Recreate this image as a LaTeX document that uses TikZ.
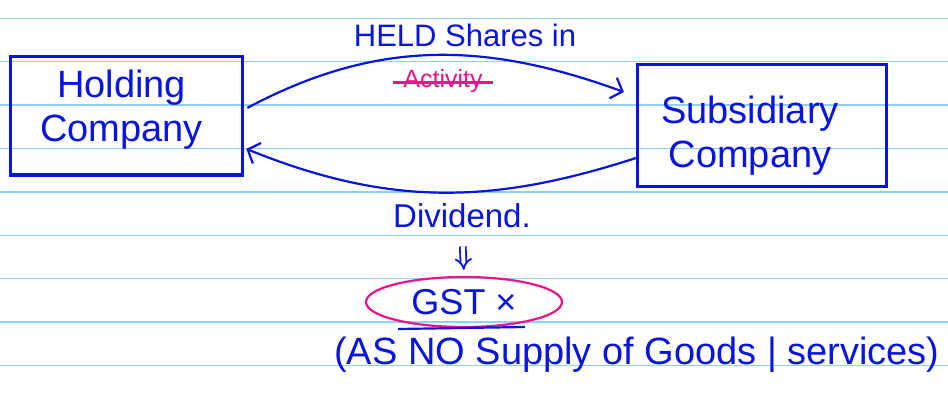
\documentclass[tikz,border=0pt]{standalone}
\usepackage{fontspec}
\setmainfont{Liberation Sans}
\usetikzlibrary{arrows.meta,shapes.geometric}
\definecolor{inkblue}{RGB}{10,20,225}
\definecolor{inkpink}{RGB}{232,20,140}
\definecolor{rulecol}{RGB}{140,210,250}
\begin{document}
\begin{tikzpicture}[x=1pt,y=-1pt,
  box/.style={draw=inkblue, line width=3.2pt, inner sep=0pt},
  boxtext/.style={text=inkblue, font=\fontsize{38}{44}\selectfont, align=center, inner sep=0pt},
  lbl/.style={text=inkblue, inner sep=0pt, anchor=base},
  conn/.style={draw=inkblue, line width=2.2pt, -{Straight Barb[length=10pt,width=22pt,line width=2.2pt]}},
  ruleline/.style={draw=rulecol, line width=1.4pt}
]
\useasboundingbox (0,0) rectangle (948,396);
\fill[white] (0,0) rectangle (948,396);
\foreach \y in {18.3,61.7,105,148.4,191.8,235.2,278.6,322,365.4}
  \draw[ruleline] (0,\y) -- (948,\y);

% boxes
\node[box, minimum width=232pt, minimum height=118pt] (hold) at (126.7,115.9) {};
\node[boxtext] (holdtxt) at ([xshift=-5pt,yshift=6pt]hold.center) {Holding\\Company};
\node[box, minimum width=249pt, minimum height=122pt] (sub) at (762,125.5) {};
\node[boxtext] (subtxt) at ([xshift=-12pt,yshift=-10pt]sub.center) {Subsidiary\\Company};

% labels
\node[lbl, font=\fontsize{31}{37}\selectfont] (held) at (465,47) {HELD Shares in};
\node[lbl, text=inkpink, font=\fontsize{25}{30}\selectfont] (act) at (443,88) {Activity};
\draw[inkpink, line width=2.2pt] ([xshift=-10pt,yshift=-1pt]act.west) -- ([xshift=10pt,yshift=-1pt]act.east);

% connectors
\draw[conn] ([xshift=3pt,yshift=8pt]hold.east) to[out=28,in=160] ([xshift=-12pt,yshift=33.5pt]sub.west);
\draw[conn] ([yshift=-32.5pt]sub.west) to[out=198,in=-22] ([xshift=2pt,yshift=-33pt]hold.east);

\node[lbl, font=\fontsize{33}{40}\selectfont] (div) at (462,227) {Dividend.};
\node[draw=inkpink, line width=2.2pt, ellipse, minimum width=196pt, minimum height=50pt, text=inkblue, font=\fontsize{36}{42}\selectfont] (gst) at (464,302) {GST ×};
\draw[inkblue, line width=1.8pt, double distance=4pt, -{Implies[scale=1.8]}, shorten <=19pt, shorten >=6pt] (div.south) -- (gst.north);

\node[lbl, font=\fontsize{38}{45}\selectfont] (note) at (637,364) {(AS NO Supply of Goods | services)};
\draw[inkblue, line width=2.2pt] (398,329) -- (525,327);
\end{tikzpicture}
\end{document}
...
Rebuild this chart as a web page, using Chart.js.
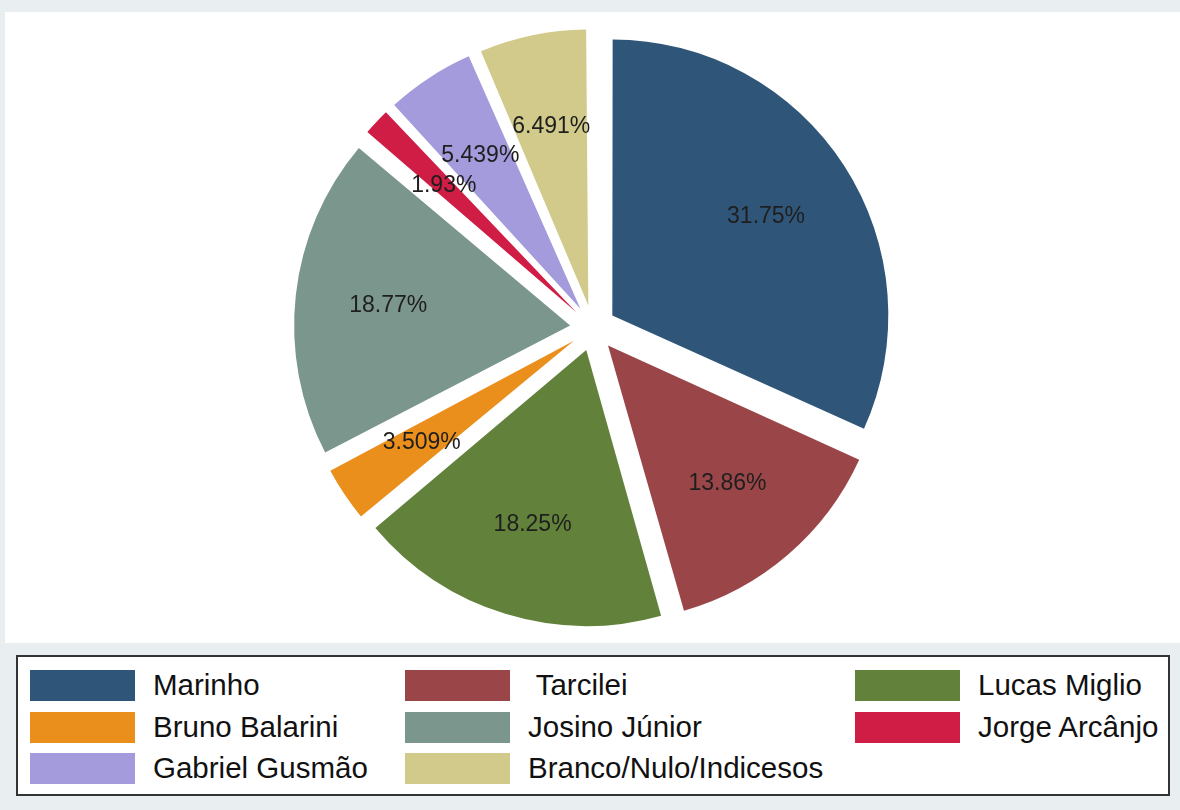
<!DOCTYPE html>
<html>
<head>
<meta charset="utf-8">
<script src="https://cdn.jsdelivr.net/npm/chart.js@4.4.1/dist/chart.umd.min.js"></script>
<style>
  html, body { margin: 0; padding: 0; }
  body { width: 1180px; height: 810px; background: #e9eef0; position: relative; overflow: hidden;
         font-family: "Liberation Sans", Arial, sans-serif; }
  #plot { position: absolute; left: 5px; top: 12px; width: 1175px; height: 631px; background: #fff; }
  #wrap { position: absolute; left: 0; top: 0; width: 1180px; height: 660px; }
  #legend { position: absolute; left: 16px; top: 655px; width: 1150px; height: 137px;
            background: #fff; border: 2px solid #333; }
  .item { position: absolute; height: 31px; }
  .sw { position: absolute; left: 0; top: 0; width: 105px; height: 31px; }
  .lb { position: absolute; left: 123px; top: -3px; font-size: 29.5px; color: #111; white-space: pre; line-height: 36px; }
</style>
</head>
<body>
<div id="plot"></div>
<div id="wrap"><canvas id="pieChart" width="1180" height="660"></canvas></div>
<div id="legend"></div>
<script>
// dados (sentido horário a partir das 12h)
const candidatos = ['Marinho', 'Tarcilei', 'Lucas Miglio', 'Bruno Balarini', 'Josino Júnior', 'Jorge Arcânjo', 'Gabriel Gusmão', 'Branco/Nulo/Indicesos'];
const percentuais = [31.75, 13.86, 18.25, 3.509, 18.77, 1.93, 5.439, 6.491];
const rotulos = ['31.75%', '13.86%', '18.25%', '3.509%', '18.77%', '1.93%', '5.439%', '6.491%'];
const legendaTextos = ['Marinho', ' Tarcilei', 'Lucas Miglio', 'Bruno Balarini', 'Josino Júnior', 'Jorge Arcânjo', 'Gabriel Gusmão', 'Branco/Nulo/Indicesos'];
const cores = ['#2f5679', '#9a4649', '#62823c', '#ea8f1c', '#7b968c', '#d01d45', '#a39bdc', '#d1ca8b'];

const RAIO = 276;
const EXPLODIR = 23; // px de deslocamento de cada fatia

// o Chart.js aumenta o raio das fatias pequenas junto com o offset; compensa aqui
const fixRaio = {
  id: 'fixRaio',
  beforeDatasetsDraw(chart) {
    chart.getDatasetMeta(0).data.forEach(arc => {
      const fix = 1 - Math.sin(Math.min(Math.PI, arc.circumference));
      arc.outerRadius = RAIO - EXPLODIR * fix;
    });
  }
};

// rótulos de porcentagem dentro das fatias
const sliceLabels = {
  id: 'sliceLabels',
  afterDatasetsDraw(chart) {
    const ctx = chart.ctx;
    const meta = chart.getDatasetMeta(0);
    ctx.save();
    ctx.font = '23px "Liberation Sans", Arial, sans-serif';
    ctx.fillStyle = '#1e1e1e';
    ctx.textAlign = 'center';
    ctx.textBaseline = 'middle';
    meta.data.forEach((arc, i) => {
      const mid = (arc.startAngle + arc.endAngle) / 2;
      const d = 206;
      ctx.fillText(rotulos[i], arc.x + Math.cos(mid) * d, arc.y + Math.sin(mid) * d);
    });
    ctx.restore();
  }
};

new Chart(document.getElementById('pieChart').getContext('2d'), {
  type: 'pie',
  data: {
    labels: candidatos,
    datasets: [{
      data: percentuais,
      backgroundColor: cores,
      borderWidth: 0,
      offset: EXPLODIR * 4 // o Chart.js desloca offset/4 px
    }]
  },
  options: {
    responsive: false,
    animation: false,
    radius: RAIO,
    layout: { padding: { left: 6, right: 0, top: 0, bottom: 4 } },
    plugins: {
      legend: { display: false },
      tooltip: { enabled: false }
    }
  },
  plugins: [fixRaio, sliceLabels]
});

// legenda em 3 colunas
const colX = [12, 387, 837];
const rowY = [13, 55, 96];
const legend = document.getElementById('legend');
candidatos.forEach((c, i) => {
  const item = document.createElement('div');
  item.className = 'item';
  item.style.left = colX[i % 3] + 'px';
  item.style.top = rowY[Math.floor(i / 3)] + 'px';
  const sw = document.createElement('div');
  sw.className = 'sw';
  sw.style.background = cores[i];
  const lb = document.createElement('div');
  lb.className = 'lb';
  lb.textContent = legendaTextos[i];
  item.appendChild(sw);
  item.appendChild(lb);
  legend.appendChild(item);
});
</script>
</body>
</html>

## AIM OF THE TASK
Extract exactly, and only, the lines from the one with "Recreate this image" to the one with "line width=2.2pt] ([xshift=-10pt,yshift=-1pt]act.west)", both ends counted. Leave the images behind.

## EXERCISE OUTPUT
Recreate this image as a LaTeX document that uses TikZ.
\documentclass[tikz,border=0pt]{standalone}
\usepackage{fontspec}
\setmainfont{Liberation Sans}
\usetikzlibrary{arrows.meta,shapes.geometric}
\definecolor{inkblue}{RGB}{10,20,225}
\definecolor{inkpink}{RGB}{232,20,140}
\definecolor{rulecol}{RGB}{140,210,250}
\begin{document}
\begin{tikzpicture}[x=1pt,y=-1pt,
  box/.style={draw=inkblue, line width=3.2pt, inner sep=0pt},
  boxtext/.style={text=inkblue, font=\fontsize{38}{44}\selectfont, align=center, inner sep=0pt},
  lbl/.style={text=inkblue, inner sep=0pt, anchor=base},
  conn/.style={draw=inkblue, line width=2.2pt, -{Straight Barb[length=10pt,width=22pt,line width=2.2pt]}},
  ruleline/.style={draw=rulecol, line width=1.4pt}
]
\useasboundingbox (0,0) rectangle (948,396);
\fill[white] (0,0) rectangle (948,396);
\foreach \y in {18.3,61.7,105,148.4,191.8,235.2,278.6,322,365.4}
  \draw[ruleline] (0,\y) -- (948,\y);

% boxes
\node[box, minimum width=232pt, minimum height=118pt] (hold) at (126.7,115.9) {};
\node[boxtext] (holdtxt) at ([xshift=-5pt,yshift=6pt]hold.center) {Holding\\Company};
\node[box, minimum width=249pt, minimum height=122pt] (sub) at (762,125.5) {};
\node[boxtext] (subtxt) at ([xshift=-12pt,yshift=-10pt]sub.center) {Subsidiary\\Company};

% labels
\node[lbl, font=\fontsize{31}{37}\selectfont] (held) at (465,47) {HELD Shares in};
\node[lbl, text=inkpink, font=\fontsize{25}{30}\selectfont] (act) at (443,88) {Activity};
\draw[inkpink, line width=2.2pt] ([xshift=-10pt,yshift=-1pt]act.west) -- ([xshift=10pt,yshift=-1pt]act.east);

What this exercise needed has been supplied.